6. ## Re: Quick one about trig identities

Think of the unit circle. If you draw in a radius, it makes an angle \displaystyle \begin{align*} \theta \end{align*} with the positive x-axis. Then draw a segment from the end of the radius to the x-axis, you will have a right-angle triangle.

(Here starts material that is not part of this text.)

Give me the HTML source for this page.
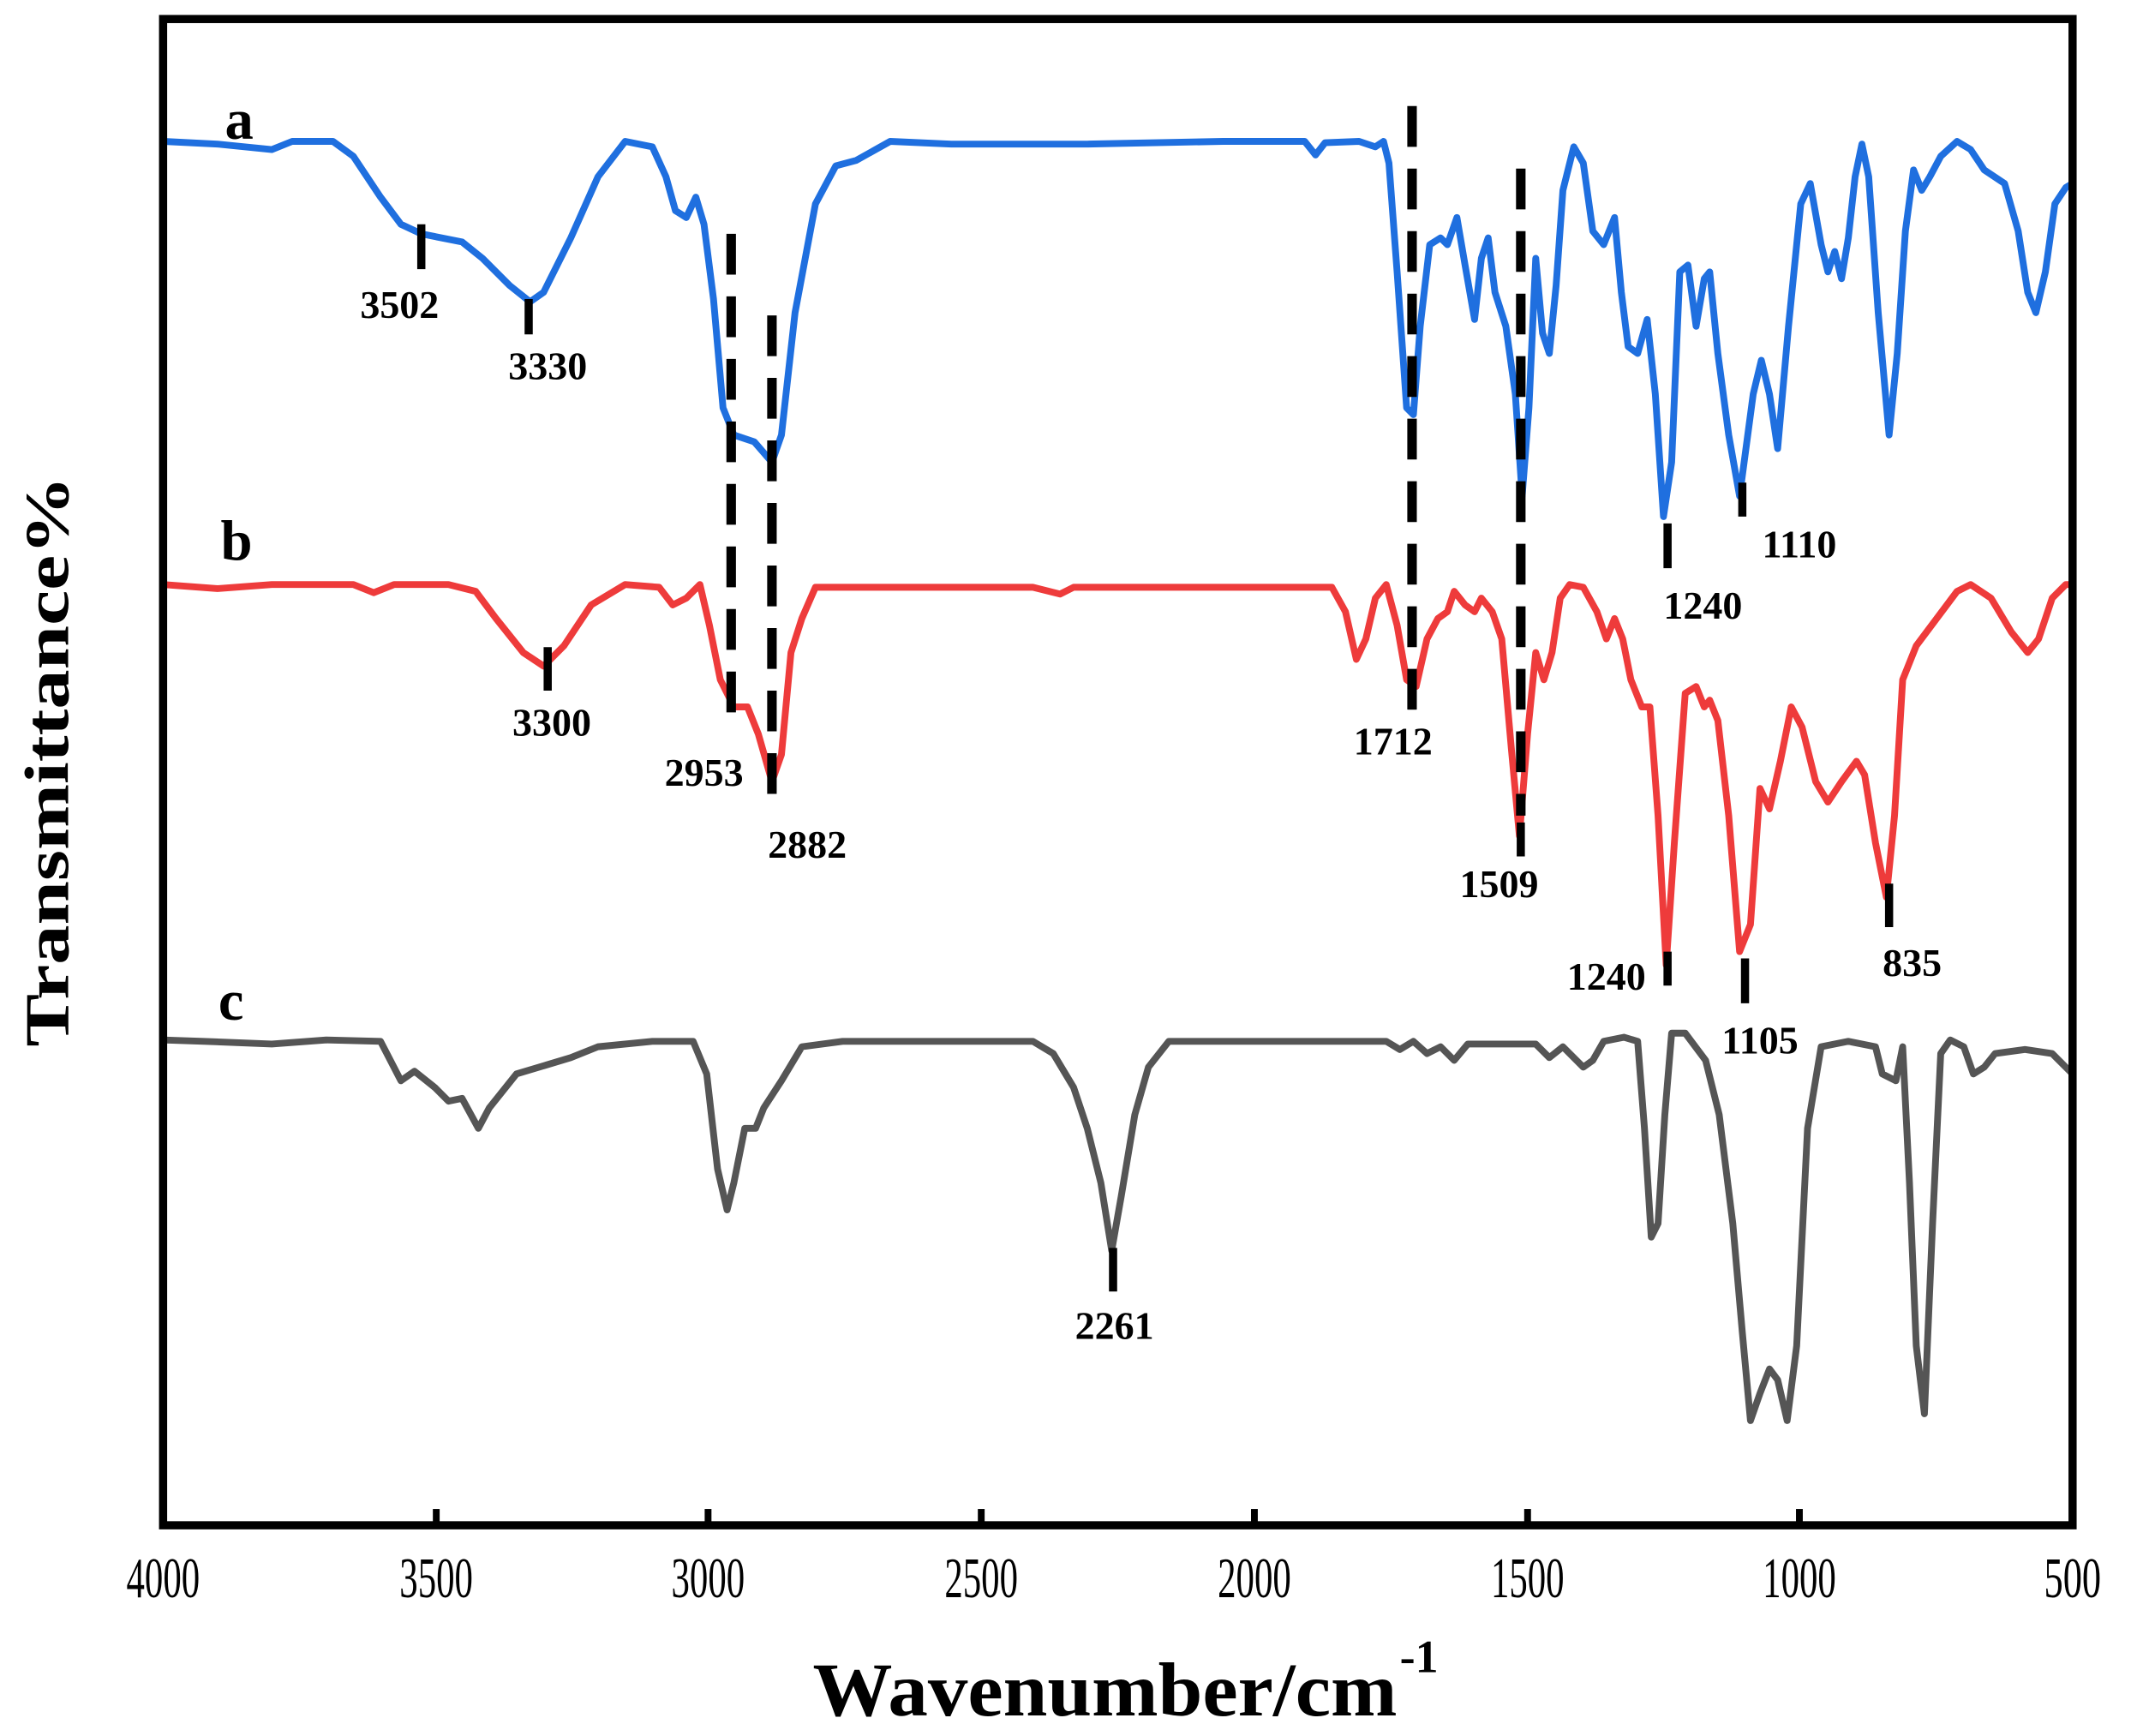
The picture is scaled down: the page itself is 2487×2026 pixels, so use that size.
<!DOCTYPE html>
<html><head><meta charset="utf-8"><style>html,body{margin:0;padding:0;background:#fff;}svg{display:block}</style></head>
<body>
<svg width="2487" height="2026" viewBox="0 0 1568 1277" preserveAspectRatio="none" xmlns="http://www.w3.org/2000/svg">
<rect width="1568" height="1277" fill="#fff"/>
<g fill="none" stroke-linejoin="round" stroke-linecap="round" stroke-width="5">
<polyline stroke="#1f6fdf" points="120,104 160,106 200,110 215,104 245,104 260,115 280,145 295,165 310,172 340,178 355,190 375,210 390,222 400,215 420,175 440,130 460,104 480,108 490,130 497,155 505,160 512,145 518,165 525,220 532,300 540,320 555,325 568,340 575,320 585,230 600,150 615,122 630,118 655,104 700,106 800,106 900,104 960,104 968,114 975,105 1000,104 1012,108 1018,104 1022,120 1028,200 1035,300 1040,305 1045,240 1052,180 1060,175 1065,180 1072,160 1078,195 1085,235 1090,190 1095,175 1100,215 1108,240 1115,290 1120,365 1125,300 1130,190 1135,245 1140,260 1145,210 1150,140 1158,108 1165,120 1172,170 1180,180 1188,160 1193,215 1198,255 1205,260 1212,235 1218,290 1224,380 1230,340 1236,200 1242,195 1248,240 1254,205 1258,200 1264,260 1272,320 1280,365 1290,290 1296,265 1302,290 1308,330 1316,240 1325,150 1332,135 1340,180 1345,200 1350,185 1355,205 1360,175 1365,130 1370,106 1375,130 1382,230 1390,320 1396,260 1402,170 1408,125 1414,140 1420,130 1428,115 1440,104 1450,110 1460,125 1475,135 1485,170 1492,215 1498,230 1505,200 1512,150 1520,138 1525,135"/>
<polyline stroke="#ee3b3b" points="120,430 160,433 200,430 260,430 275,436 290,430 330,430 350,435 365,455 385,480 400,490 415,475 435,445 460,430 485,432 495,445 505,440 515,430 522,460 530,500 540,520 550,520 558,540 568,575 575,555 582,480 590,455 600,432 640,432 760,432 780,437 790,432 980,432 990,450 998,485 1005,470 1012,440 1020,430 1028,460 1035,500 1042,505 1050,470 1058,455 1065,450 1070,435 1078,445 1085,450 1090,440 1098,450 1105,470 1112,550 1118,615 1124,540 1130,480 1136,500 1142,480 1148,440 1155,430 1165,432 1175,450 1182,470 1188,455 1194,470 1200,500 1208,520 1214,520 1220,600 1226,710 1232,620 1240,510 1248,505 1254,520 1258,515 1264,530 1272,600 1280,700 1288,680 1295,580 1302,595 1310,560 1318,520 1326,535 1336,575 1345,590 1355,575 1366,560 1372,570 1380,620 1388,660 1394,600 1400,500 1410,475 1425,455 1440,435 1450,430 1465,440 1480,465 1492,480 1500,470 1510,440 1520,430 1525,430"/>
<polyline stroke="#555" points="120,765 150,766 200,768 240,765 280,766 295,795 305,788 320,800 330,810 340,808 352,830 360,815 380,790 420,778 440,770 480,766 510,766 520,790 528,860 535,890 540,870 548,830 556,830 562,815 575,795 590,770 620,766 700,766 760,766 775,775 790,800 800,830 810,870 818,920 825,880 835,820 845,785 860,766 960,766 1020,766 1030,772 1040,766 1050,775 1060,770 1070,780 1080,768 1100,768 1130,768 1140,778 1150,770 1165,785 1172,780 1180,766 1195,763 1205,766 1210,830 1215,910 1220,900 1225,820 1230,760 1240,760 1255,780 1265,820 1275,900 1282,980 1288,1045 1295,1025 1302,1007 1308,1015 1315,1045 1322,990 1330,830 1340,770 1360,766 1380,770 1385,790 1395,795 1400,770 1405,870 1410,990 1416,1040 1422,900 1428,775 1435,765 1445,770 1452,790 1460,785 1468,775 1490,772 1510,775 1525,790"/>
</g>
<g stroke="#000" stroke-width="7" stroke-dasharray="30,16">
<line x1="538" y1="172" x2="538" y2="525"/>
<line x1="568" y1="232" x2="568" y2="595"/>
<line x1="1039" y1="78" x2="1039" y2="525"/>
<line x1="1119" y1="124" x2="1119" y2="600"/>
</g>
<g stroke="#000" stroke-width="6">
<line x1="310" y1="165" x2="310" y2="198"/>
<line x1="389" y1="220" x2="389" y2="246"/>
<line x1="1227" y1="385" x2="1227" y2="418"/>
<line x1="1282" y1="355" x2="1282" y2="380"/>
<line x1="403" y1="476" x2="403" y2="508"/>
<line x1="1039" y1="505" x2="1039" y2="522"/>
<line x1="1119" y1="605" x2="1119" y2="630"/>
<line x1="1227" y1="700" x2="1227" y2="725"/>
<line x1="1284" y1="705" x2="1284" y2="738"/>
<line x1="1390" y1="650" x2="1390" y2="682"/>
<line x1="819" y1="918" x2="819" y2="950"/>
</g>
<g font-family="Liberation Serif, serif" font-weight="bold" font-size="29" fill="#000" text-anchor="middle">
<text x="294" y="234">3502</text>
<text x="403" y="279">3330</text>
<text x="1324" y="410">1110</text>
<text x="1253" y="455">1240</text>
<text x="406" y="541">3300</text>
<text x="518" y="578">2953</text>
<text x="594" y="631">2882</text>
<text x="1025" y="555">1712</text>
<text x="1103" y="660">1509</text>
<text x="1182" y="728">1240</text>
<text x="1295" y="775">1105</text>
<text x="1407" y="718">835</text>
<text x="820" y="985">2261</text>
<text x="176" y="102" font-size="42">a</text>
<text x="174" y="412" font-size="42">b</text>
<text x="170" y="750" font-size="42">c</text>
</g>
<rect x="120" y="14" width="1405" height="1108" fill="none" stroke="#000" stroke-width="6"/>
<g stroke="#000" stroke-width="5">
<line x1="321" y1="1122" x2="321" y2="1110"/>
<line x1="521" y1="1122" x2="521" y2="1110"/>
<line x1="722" y1="1122" x2="722" y2="1110"/>
<line x1="923" y1="1122" x2="923" y2="1110"/>
<line x1="1124" y1="1122" x2="1124" y2="1110"/>
<line x1="1324" y1="1122" x2="1324" y2="1110"/>
</g>
<g font-family="Liberation Serif, serif" font-size="42" fill="#000" text-anchor="middle">
<text x="120" y="1175" textLength="54" lengthAdjust="spacingAndGlyphs">4000</text>
<text x="321" y="1175" textLength="54" lengthAdjust="spacingAndGlyphs">3500</text>
<text x="521" y="1175" textLength="54" lengthAdjust="spacingAndGlyphs">3000</text>
<text x="722" y="1175" textLength="54" lengthAdjust="spacingAndGlyphs">2500</text>
<text x="923" y="1175" textLength="54" lengthAdjust="spacingAndGlyphs">2000</text>
<text x="1124" y="1175" textLength="54" lengthAdjust="spacingAndGlyphs">1500</text>
<text x="1324" y="1175" textLength="54" lengthAdjust="spacingAndGlyphs">1000</text>
<text x="1525" y="1175" textLength="42" lengthAdjust="spacingAndGlyphs">500</text>
</g>
<text x="598" y="1262" font-family="Liberation Serif, serif" font-weight="bold" font-size="56" textLength="430" lengthAdjust="spacingAndGlyphs">Wavenumber/cm</text>
<text x="1030" y="1230" font-family="Liberation Serif, serif" font-weight="bold" font-size="34">-1</text>
<text transform="translate(50,560) rotate(-90)" text-anchor="middle" font-family="Liberation Serif, serif" font-weight="bold" font-size="46" textLength="420" lengthAdjust="spacingAndGlyphs">Transmittance%</text>
</svg>
</body></html>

The horizontal length is \displaystyle \begin{align*} \cos{(\theta)} \end{align*} and the vertical length is \displaystyle \begin{align*} \sin{(\theta)} \end{align*}. Since it's a right-angle-triangle, Pythagoras' Theorem holds, and so \displaystyle \begin{align*} \left[ \sin{(\theta)} \right] ^2 + \left[ \cos^2{(\theta)} \right]^2 = 1^2 \end{align*}, or \displaystyle \begin{align*} \sin^2{(\theta)} + \cos^2{(\theta)} = 1 \end{align*}. This is true no matter the value of \displaystyle \begin{align*} \theta \end{align*}.

7. ## Re: Quick one about trig identities

Originally Posted by Prove It
Think of the unit circle. If you draw in a radius, it makes an angle \displaystyle \begin{align*} \theta \end{align*} with the positive x-axis. Then draw a segment from the end of the radius to the x-axis, you will have a right-angle triangle. The horizontal length is \displaystyle \begin{align*} \cos{(\theta)} \end{align*} and the vertical length is \displaystyle \begin{align*} \sin{(\theta)} \end{align*}. Since it's a right-angle-triangle, Pythagoras' Theorem holds, and so \displaystyle \begin{align*} \left[ \sin{(\theta)} \right] ^2 + \left[ \cos^2{(\theta)} \right]^2 = 1^2 \end{align*}, or \displaystyle \begin{align*} \sin^2{(\theta)} + \cos^2{(\theta)} = 1 \end{align*}. This is true no matter the value of \displaystyle \begin{align*} \theta \end{align*}.
Spot on as always! Thank you, Prove It!